Jaksa Agung HM.Prasetyo (kanan) memberikan konferensi pers terkait rencana eksekusi mati gelombang III di Kejaksaan Agung, Jakarta, Jumat (29/7). Jaksa Agung HM Prasetyo mengatakan Kejaksaan Agung baru mengeksekusi empat dari 14 terpidana mati kasus narkoba dini hari tadi, sisanya belum dipastikan waktunya karena pertimbangan yuridis dan nonyuridis. ANTARA FOTO/Reno Esnir/pd/16.

Jakarta, Aktual.com – Kejaksaan Agung dianggap tidak memiliki ‘taring’ untuk terus menelusuri kasus dugaan pemufakatan jahat dalam proses perpanjangan izin tambang PT Freeport Indonesia (FI).

Pasalnya, bukti petunjuk utama yakni rekaman pembicaraan antara Setya Novanto, Riza Chalid dan Presiden Direktur PT FI, Maroef Sjamsoedin, dinyatakan ilegal oleh Majelis Hakim Mahkamah Konstitusi (MK).

“Bagaiman kalau MK sudah memutuskan, mau diapain lagi?” singkat pakar hukum pidana Hamid A Chalid saat dihubungi, Rabu (7/9).

Dengan putusan MK itu, menurut pakar dari Universitas Indonesia, Korps Adhyaksa pimpinan HM Prasetyo itu tidak memiliki senjata lagi. “Berarti Kejaksaan sekarang gak punya bukti apa-apa, tidak bisa Kejakasaan menetapkan tersangka,” jelasnya.

Seperti diwartakan sebelumnya, Majelis Hakim MK memutuskan bahwa informasi elektronik yang dimiliki Kejagung dalam mengusut kasus ‘papa minta saham’ ilegal.
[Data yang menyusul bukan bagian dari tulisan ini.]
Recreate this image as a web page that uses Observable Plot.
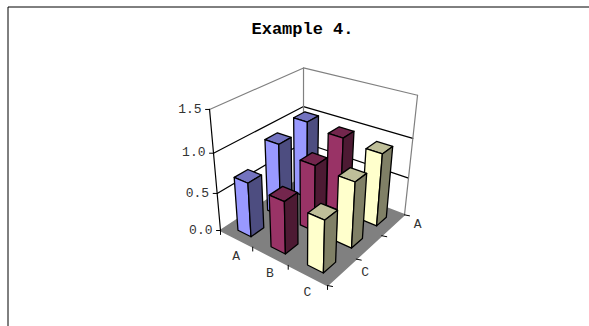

Pertimbangannya, rekaman tersebut didapat bukan atas permintaan penegak hukum.

Selain itu, Majelis juga memutuskan bahwasanya kasus ‘papa minta saham’ tidak bisa dikatakan sebagai dugaan pemufakatan jahat. Pasalnya, Setnov dan Riza bukan sebagai pihak yang memiliki kewenangan untuk memperpanjang izin tambang PT FI.